Comme ce dernier d’ailleurs, Olivier Cadiot joue de la littérature en s’intéressant autant à la musique : il compose des chansons pour Bashung, pour Rodolphe Burger (Kat Onoma), et des livrets d’opéra pour Pascal Dusapin (depuis MIMI, POUR DEUX VOIX DE FEMME, HAUTBOIS, CLARINETTE BASSE, ET TROMBONE, en 1985, jusqu’à ROMÉO & JULIETTE en 1989). Cela fait partie de son héritage d’écrivain – performeur… devenu dramaturge depuis que le metteur en scène Ludovic Lagarde s’est intéressé à cette singulière écriture. Le Festival d’Avignon lui a également consacré, à l’été 2004, une invitation spéciale, dont une participation à un concert avec Burger et les copains dans la Cour d’honneur, au Palais des Papes, ainsi que la présentation de trois de ses pièces : FAIRY QUEEN, LE COLONEL DES ZOUAVES et OUI DIT LE TRÈS JEUNE HOMME (traduction de la pièce YES IS FOR A VERY YOUNG MAN, de Gertrude Stein).
 
De nouveau Stein… Cette filiation avec Gertrude Stein reste donc en effet très importante, voire centrale, pour Olivier Cadiot, et elle est principalement associée à un langage littéraire délesté de sa structure grammaticale. Pour Stein, cela traduisait notamment un renversement de l’ordre patriarcal, susceptible de rendre la littérature à une sensibilité autre, plus près des exigences (entre autres féministes) de son temps; chez Cadiot, cela se traduit par une sensibilité épidermique, devenue entre-temps autant masculine que féminine, au temps présent, ou plutôt à l’esprit du temps, qui file
décidément à une vitesse ahurissante.
 
On voit aussi poindre chez lui, plus largement et depuis longtemps, une américanophilie, déjà perceptible dans son livre Le dernier de Mohicans (1985) ; et ainsi, lorsqu’on voit par exemple l’allusion en clin d’œil à Lafayette dans la version écrite de FAIRY QUEEN, il s’agit bien sûr du même marquis français qui a participé à la guerre d’Indépendance des États-Unis contre l’Angleterre au XVIIIe siècle, et celui auquel se référait en retour l’armée étatsunienne au moment de son débarquement en France lors de la Première Guerre mondiale (Lafayette re-nous-voilà!) – témoignage de ce dialogue entre ces deux cultures et ces deux mondes, et de leur fascination réciproque.

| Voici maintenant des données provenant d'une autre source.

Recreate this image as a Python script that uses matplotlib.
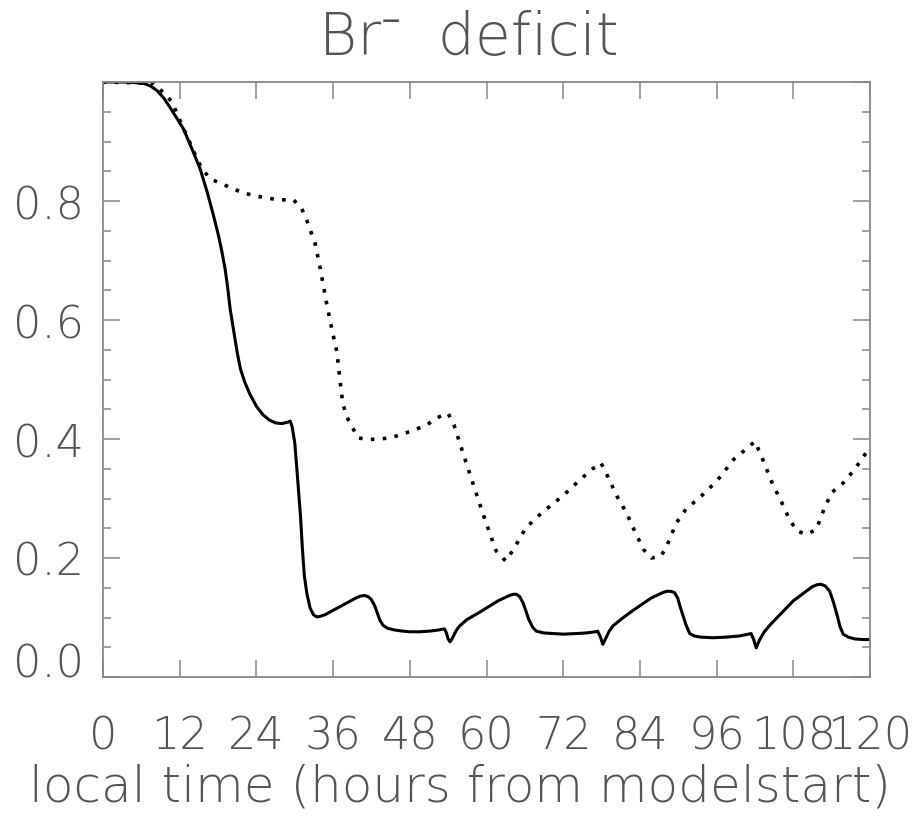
import numpy as np
import matplotlib
matplotlib.use('Agg')
import matplotlib.pyplot as plt
from matplotlib.ticker import MultipleLocator

# solid curve (hours, deficit)
t_solid = [0, 3, 5, 6.5, 7.5, 8.5, 9.5, 10.5, 11.5, 12.6, 13.9, 15.2, 16.3, 17.3, 18.0,
           18.6, 19.1, 19.5, 19.9, 20.4, 21.0, 21.5, 22.2, 23.0, 24.0, 25.0, 26.0, 27.0,
           28.0, 28.8, 29.3, 29.6, 30.0, 30.4, 30.9, 31.2, 31.5, 31.9, 32.4, 32.9, 33.4,
           34.0, 34.8, 36.0, 37.2, 38.4, 39.6, 40.3, 40.9, 41.5, 42.0, 42.5, 42.9, 43.3,
           43.8, 44.5, 45.6, 47.0, 48.0, 49.5, 51.0, 52.5, 53.4, 53.7, 54.0, 54.3, 54.7,
           55.2, 55.8, 57.0, 58.8, 60.3, 61.8, 63.0, 63.6, 64.2, 64.7, 65.2, 65.7, 66.2,
           66.6, 67.2, 67.8, 69.0, 70.5, 72.0, 74.0, 75.6, 77.0, 77.4, 77.8, 78.2, 78.7,
           79.2, 79.8, 81.3, 82.8, 84.3, 85.8, 87.0, 87.6, 88.2, 88.8, 89.4, 89.9, 90.3,
           90.6, 91.2, 91.8, 92.5, 93.5, 95.4, 97.5, 99.6, 101.0, 101.4, 101.8, 102.2,
           102.7, 103.4, 104.4, 106.2, 108.0, 109.5, 111.0, 111.7, 112.3, 113.0, 113.7,
           114.3, 114.9, 115.3, 115.8, 116.6, 117.6, 118.8, 120.0]
v_solid = [1.0, 1.0, 0.999, 0.997, 0.993, 0.985, 0.973, 0.957, 0.94, 0.921, 0.888, 0.854, 0.815, 0.775, 0.745,
           0.715, 0.686, 0.655, 0.618, 0.585, 0.545, 0.518, 0.495, 0.475, 0.455, 0.441, 0.432, 0.427,
           0.426, 0.428, 0.43, 0.42, 0.394, 0.34, 0.27, 0.215, 0.17, 0.14, 0.116, 0.105, 0.101,
           0.102, 0.105, 0.112, 0.119, 0.126, 0.133, 0.136, 0.137, 0.135, 0.130, 0.12, 0.108, 0.096,
           0.087, 0.082, 0.079, 0.077, 0.076, 0.076, 0.077, 0.079, 0.081, 0.075, 0.064, 0.059, 0.066,
           0.077, 0.086, 0.097, 0.108, 0.118, 0.128, 0.134, 0.137, 0.139, 0.139, 0.135, 0.125, 0.11,
           0.097, 0.084, 0.077, 0.074, 0.073, 0.072, 0.073, 0.074, 0.076, 0.077, 0.068, 0.055, 0.066,
           0.077, 0.086, 0.099, 0.111, 0.122, 0.133, 0.139, 0.142, 0.144, 0.144, 0.142, 0.133, 0.118,
           0.108, 0.088, 0.073, 0.069, 0.067, 0.066, 0.067, 0.069, 0.072, 0.073, 0.063, 0.049,
           0.062, 0.075, 0.088, 0.108, 0.128, 0.14, 0.152, 0.155, 0.156, 0.153, 0.144,
           0.125, 0.102, 0.085, 0.072, 0.067, 0.064, 0.063, 0.063]

# dotted curve
t_dot = [0, 7.8, 9.7, 10.8, 12.3, 13.1, 14.7, 15.5, 16.8, 18.6, 20.4, 22.2, 24.1, 26.2,
         28.0, 29.8, 31.1, 31.9, 33.2, 34.0, 35.0, 35.8, 36.6, 37.0, 37.5, 38.1, 38.9,
         39.9, 41.4, 43.2, 45.0, 46.8, 48.9, 50.7, 52.3, 54.0, 54.9, 55.8, 57.0, 58.2,
         59.4, 60.5, 61.5, 63.0, 64.2, 66.0, 67.5, 69.0, 70.5, 72.0, 73.5, 75.0, 76.5,
         77.9, 79.2, 80.4, 81.9, 83.4, 84.6, 85.8, 87.3, 88.2, 89.7, 91.2, 93.6, 96.0,
         98.7, 100.5, 102.0, 103.2, 104.7, 106.2, 107.4, 108.6, 110.1, 111.6, 112.8,
         114.0, 115.8, 117.6, 119.4, 120.0]
v_dot = [1.0, 0.998, 0.98, 0.966, 0.929, 0.91, 0.871, 0.854, 0.837, 0.829, 0.82, 0.813, 0.808, 0.804,
         0.802, 0.802, 0.787, 0.767, 0.728, 0.686, 0.627, 0.585, 0.546, 0.506, 0.461, 0.438, 0.422,
         0.402, 0.399, 0.400, 0.402, 0.408, 0.416, 0.424, 0.436, 0.443, 0.424, 0.394, 0.354, 0.315,
         0.276, 0.242, 0.212, 0.195, 0.214, 0.248, 0.265, 0.279, 0.292, 0.305, 0.320, 0.335, 0.349,
         0.36, 0.332, 0.304, 0.276, 0.240, 0.214, 0.200, 0.203, 0.220, 0.259, 0.282, 0.304, 0.329,
         0.366, 0.382, 0.396, 0.366, 0.326, 0.293, 0.265, 0.245, 0.240, 0.248, 0.282,
         0.310, 0.326, 0.349, 0.377, 0.385]

x_ticks = list(range(0, 121, 12))
y_ticks = [0.0, 0.2, 0.4, 0.6, 0.8, 1.0]
y_labels = ['0.0', '0.2', '0.4', '0.6', '0.8', '']

title = 'Br\u207b  deficit'
xlabel = 'local time (hours from modelstart)'

txt_color = '#555555'
ax_color = '#888888'
families = ['DejaVu Sans', 'Noto Sans', 'Liberation Sans']
plt.rcParams['font.family'] = families
plt.rcParams['font.weight'] = 200

fig = plt.figure(figsize=(9.18, 8.2), dpi=100)
ax = fig.add_axes([103/918, 142/820, 767/918, 595/820])

ax.plot(t_solid, v_solid, color='black', lw=2.2, solid_joinstyle='round')
ax.plot(t_dot, v_dot, color='black', lw=2.6, linestyle=(0, (1, 2.3)),
        dash_capstyle='butt')

ax.set_xlim(0, 120)
ax.set_ylim(0, 1.0)
ax.set_xticks(x_ticks)
ax.set_xticklabels([str(t) for t in x_ticks])
ax.set_yticks(y_ticks)
ax.set_yticklabels(y_labels)
ax.yaxis.set_minor_locator(MultipleLocator(0.05))

for s in ax.spines.values():
    s.set_color(ax_color)
    s.set_linewidth(1.3)

ax.tick_params(which='both', direction='in', top=True, right=True, color=ax_color,
               width=1.1, labelcolor=txt_color, labelsize=32)
ax.tick_params(which='major', length=12.2)
ax.tick_params(which='minor', length=5.8)
ax.tick_params(axis='x', pad=27)
ax.tick_params(axis='y', pad=14)
# IDL keeps the bottom label above the axis line
ax.get_yticklabels()[0].set_va('baseline')

ax.set_title(title, x=0.477, y=1.047, va='baseline', pad=0, fontsize=42,
             fontweight=200, family=families, color=txt_color)
ax.set_xlabel(xlabel, fontsize=36, fontweight=200, color=txt_color)
ax.xaxis.label.set_va('baseline')
ax.xaxis.set_label_coords(0.465, -0.208)

fig.savefig('out.png', dpi=100)
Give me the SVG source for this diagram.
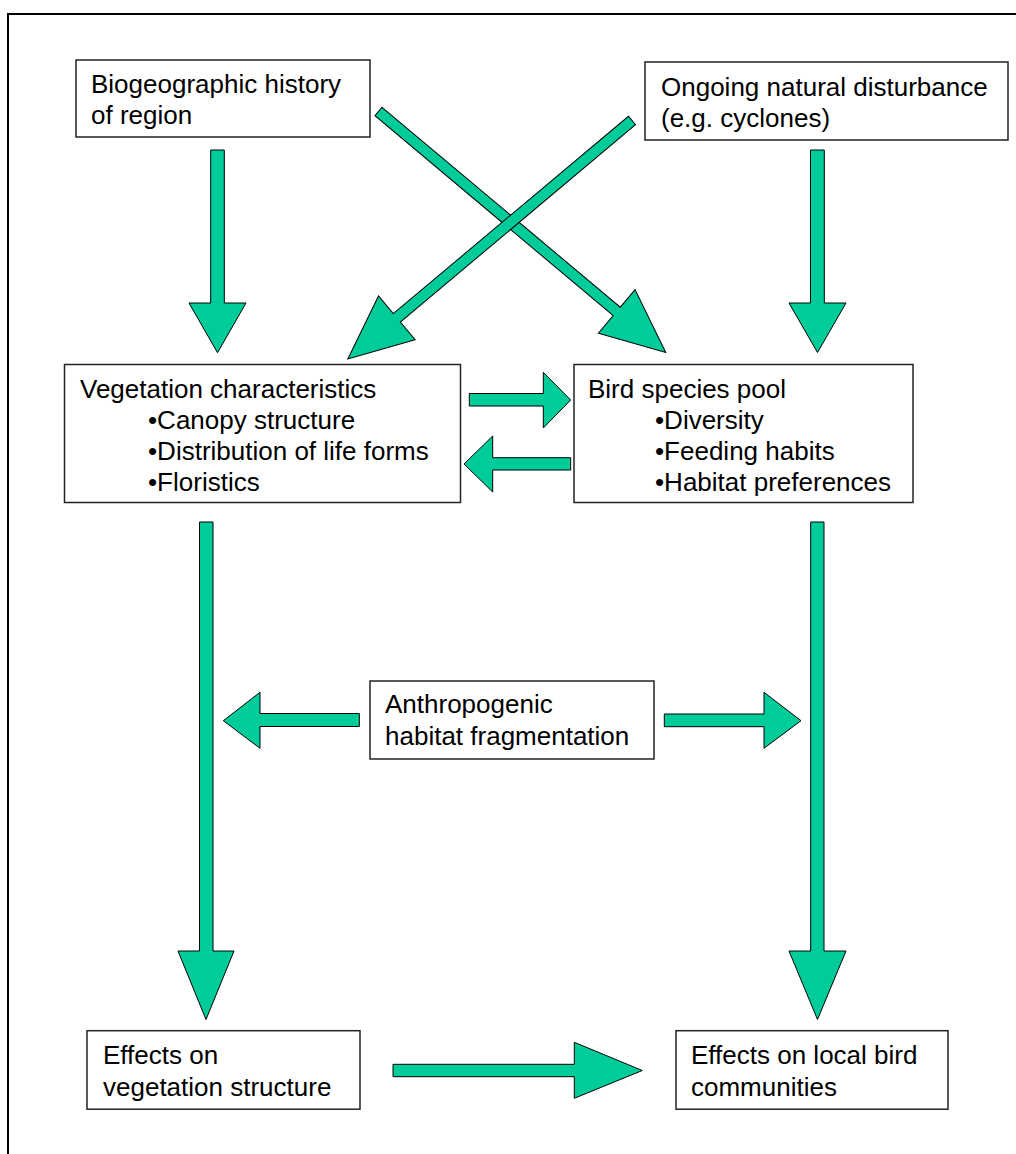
<svg xmlns="http://www.w3.org/2000/svg" width="1016" height="1154" viewBox="0 0 1016 1154">
<style>
.box{fill:#fff;stroke:#222;stroke-width:1.5}
.arr{fill:#00CC99;stroke:#000;stroke-width:1;stroke-linejoin:miter}
text{font-family:"Liberation Sans",Arial,sans-serif;font-size:26px;fill:#000}
</style>
<rect x="0" y="0" width="1016" height="1154" fill="#fff"/>
<path d="M8,1154 V14 H1016" fill="none" stroke="#000" stroke-width="2"/>

<g id="connectors">
  <!-- top vertical arrows -->
  <polygon class="arr" points="210.7,150 224.3,150 224.3,303 246,303 217.5,352.7 189,303 210.7,303"/>
  <polygon class="arr" points="810.5,150 824.3,150 824.3,303 846,303 817.5,352.5 789,303 810.5,303"/>
  <!-- diagonal arrows -->
  <g transform="translate(378.5,111.5) rotate(40)">
    <polygon class="arr" points="0,-5.5 311,-5.5 311,-28.5 375,0 311,28.5 311,5.5 0,5.5"/>
  </g>
  <g transform="translate(632,120.5) rotate(140)">
    <polygon class="arr" points="0,-5.5 307,-5.5 307,-28.5 371,0 307,28.5 307,5.5 0,5.5"/>
  </g>
  <!-- veg <-> bird -->
  <polygon class="arr" points="469.3,393.5 543.3,393.5 543.3,372.3 570.7,400 543.3,428 543.3,406 469.3,406"/>
  <polygon class="arr" points="570.7,457.7 492.7,457.7 492.7,436 464,464 492.7,492 492.7,470 570.7,470"/>
  <!-- long vertical arrows -->
  <polygon class="arr" points="199.5,522 213,522 213,951 234,951 206,1019.5 178,951 199.5,951"/>
  <polygon class="arr" points="810.7,522 824,522 824,951 846,951 817.5,1019.5 789,951 810.7,951"/>
  <!-- anthropogenic arrows -->
  <polygon class="arr" points="359.3,713.5 260,713.5 260,692.3 223.3,720.7 260,748.3 260,726.5 359.3,726.5"/>
  <polygon class="arr" points="664.3,714 764,714 764,692.3 801,720.7 764,748.3 764,726.7 664.3,726.7"/>
  <!-- bottom arrow -->
  <polygon class="arr" points="393,1064.3 574.3,1064.3 574.3,1042.3 642.3,1070.5 574.3,1098.3 574.3,1076.7 393,1076.7"/>
</g>

<g id="biogeographic">
  <rect class="box" x="76" y="60" width="294" height="77"/>
  <text x="91" y="93">Biogeographic history</text>
  <text x="91" y="124">of region</text>
</g>
<g id="disturbance">
  <rect class="box" x="645" y="62" width="363" height="78"/>
  <text x="661" y="95.5">Ongoing natural disturbance</text>
  <text x="661" y="127">(e.g. cyclones)</text>
</g>
<g id="vegetation">
  <rect class="box" x="64.5" y="364.5" width="396" height="138"/>
  <text x="80" y="398">Vegetation characteristics</text>
  <text x="148" y="429">•Canopy structure</text>
  <text x="148" y="460">•Distribution of life forms</text>
  <text x="148" y="491">•Floristics</text>
</g>
<g id="birdpool">
  <rect class="box" x="574" y="364.5" width="339" height="138"/>
  <text x="588" y="398">Bird species pool</text>
  <text x="655" y="429">•Diversity</text>
  <text x="655" y="460">•Feeding habits</text>
  <text x="655" y="491">•Habitat preferences</text>
</g>
<g id="anthropogenic">
  <rect class="box" x="370" y="681" width="284" height="78"/>
  <text x="385" y="713">Anthropogenic</text>
  <text x="385" y="745">habitat fragmentation</text>
</g>
<g id="effects-vegetation">
  <rect class="box" x="87" y="1030.7" width="273" height="78.5"/>
  <text x="103" y="1064">Effects on</text>
  <text x="103" y="1095.5">vegetation structure</text>
</g>
<g id="effects-birds">
  <rect class="box" x="676" y="1030.7" width="272" height="78.5"/>
  <text x="691" y="1064">Effects on local bird</text>
  <text x="691" y="1095.5">communities</text>
</g>
</svg>
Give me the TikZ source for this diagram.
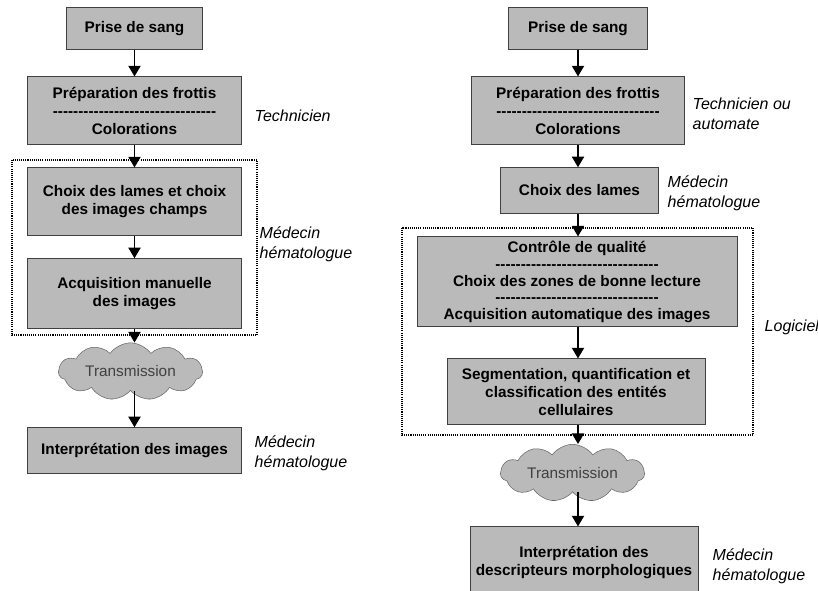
\documentclass[tikz,border=0pt]{standalone}
\usepackage{fontspec}
\setmainfont{Liberation Sans}
\usetikzlibrary{shapes.symbols,arrows.meta}

\newcommand{\tirets}{\foreach \i in {1,...,32}{-}}

\begin{document}
\begin{tikzpicture}[x=0.75pt, y=-0.75pt,
  every node/.style={font=\fontsize{11.5}{13.5}\selectfont},
  boite/.style={draw=black!75, fill=black!27, line width=0.75pt, align=center,
    inner sep=0pt, font=\bfseries\fontsize{11.5}{13.5}\selectfont},
  role/.style={anchor=west, align=left, font=\itshape\fontsize{12}{15}\selectfont},
  nuage/.style={cloud, cloud puffs=11, cloud puff arc=110, cloud ignores aspect,
    draw=black!60, fill=black!27, inner sep=0pt, text=black!75,
    minimum width=108pt, minimum height=43pt},
  fleche/.style={-{Triangle[width=9pt,length=8pt]}, line width=1.4pt},
  cadre/.style={line width=0.8pt, dash pattern=on 0.8pt off 0.8pt}]
\useasboundingbox (0,0) rectangle (818,591);

% cadres pointilles
\draw[cadre] (12,160) rectangle (257,335);
\draw[cadre] (402,228) rectangle (753,435);

% colonne gauche
\node[boite, minimum width=102pt, minimum height=31.5pt] (p1) at (134.5,29) {Prise de sang};
\node[boite, minimum width=160pt, minimum height=51pt] (p2) at (134.5,111)
  {Préparation des frottis\\\tirets\\Colorations};
\node[boite, minimum width=160pt, minimum height=51pt] (p3) at (134.5,202)
  {Choix des lames et choix\\des images champs};
\node[boite, minimum width=160pt, minimum height=52pt] (p4) at (134.5,293.5)
  {Acquisition manuelle\\des images};
\node[nuage] (n1) at (130.5,371.5) {Transmission};
\node[boite, minimum width=160pt, minimum height=34pt] (p5) at (134.5,450.5)
  {Interprétation des images};

\draw[fleche] (p1.south) -- (p2.north);
\draw[fleche] (p2.south) -- (p3.north);
\draw[fleche] (p3.south) -- (p4.north);
\draw[fleche] (p4.south) -- (p4.south |- n1.north);
\draw[fleche] (p4.south |- n1.south) -- (p5.north);

\node[role] (r1) at (250,116) {Technicien};
\node[role] (r2) at (255,244) {Médecin\\hématologue};
\node[role] (r3) at (250,453) {Médecin\\hématologue};

% colonne droite
\node[boite, minimum width=104pt, minimum height=31.5pt] (q1) at (578,29) {Prise de sang};
\node[boite, minimum width=160pt, minimum height=51pt] (q2) at (578,111)
  {Préparation des frottis\\\tirets\\Colorations};
\node[boite, minimum width=118pt, minimum height=34pt] (q3) at (579.5,190.5) {Choix des lames};
\node[boite, minimum width=240pt, minimum height=67.5pt,
  font=\bfseries\fontsize{11.5}{12.6}\selectfont] (q4) at (577,282)
  {Contrôle de qualité\\\tirets\\Choix des zones de bonne lecture\\\tirets\\Acquisition automatique des images};
\node[boite, minimum width=193.5pt, minimum height=49.5pt] (q5) at (576,392)
  {Segmentation, quantification et\\classification des entités\\cellulaires};
\node[nuage] (n2) at (572.5,473) {Transmission};
\node[boite, minimum width=171pt, minimum height=54pt] (q6) at (584,563)
  {Interprétation des\\descripteurs morphologiques};

\draw[fleche] (q1.south -| q2) -- (q2.north -| q2);
\draw[fleche] (q2.south) -- (q2.south |- q3.north);
\draw[fleche] (q2.south |- q3.south) -- (q2.south |- q4.north);
\draw[fleche] (q2.south |- q4.south) -- (q2.south |- q5.north);
\draw[fleche] (q2.south |- q5.south) -- (q2.south |- n2.north);
\draw[fleche] (q2.south |- n2.south) -- (q2.south |- q6.north);

\node[role] (s1) at (688,114) {Technicien ou\\automate};
\node[role] (s2) at (663,193) {Médecin\\hématologue};
\node[role] (s3) at (760,327) {Logiciel};
\node[role] (s4) at (708,566) {Médecin\\hématologue};
\end{tikzpicture}
\end{document}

Mais nous nous égarons, n’est-ce pas? Lafayette, le rythme du jazz, la nouvelle littérature, Gertrude Stein, et le nouveau contexte ambiant, cela fait bien trop vieux, enfin, bien trop XXe siècle et même plus : déjà dans les années 1920, les Allemands de Berlin se plaignaient de l’américanisme… pendant qu’il florissait à Paris. Et le duo Cadiot-Lagarde, ce serait comme… Django Reinhardt et Stéphane Grappelli !?! Com… comment?!? Mais non, allons, on ne swingue plus comme cela! Aujourd’hui, c’est le rap, le techno, la déconstruction radicale… Alors le duo Reinhardt-Grappelli… Comme dans l’entre-deux-guerres, et l’après-guerre, dites-vous?!! M…m …mais depuis, et aujourd’hui, il n’y a pas (eu) de guer…? Oui, il y a bien eu la guerre froide, jusqu’à la chute du mur, mais depuis… pas de guerre, hein? HEIN ?!?? Mais quand même, pas de bombardements – sauf ceux, constants, de l’information…
 
Olivier Cadiot est né en à Paris 1956.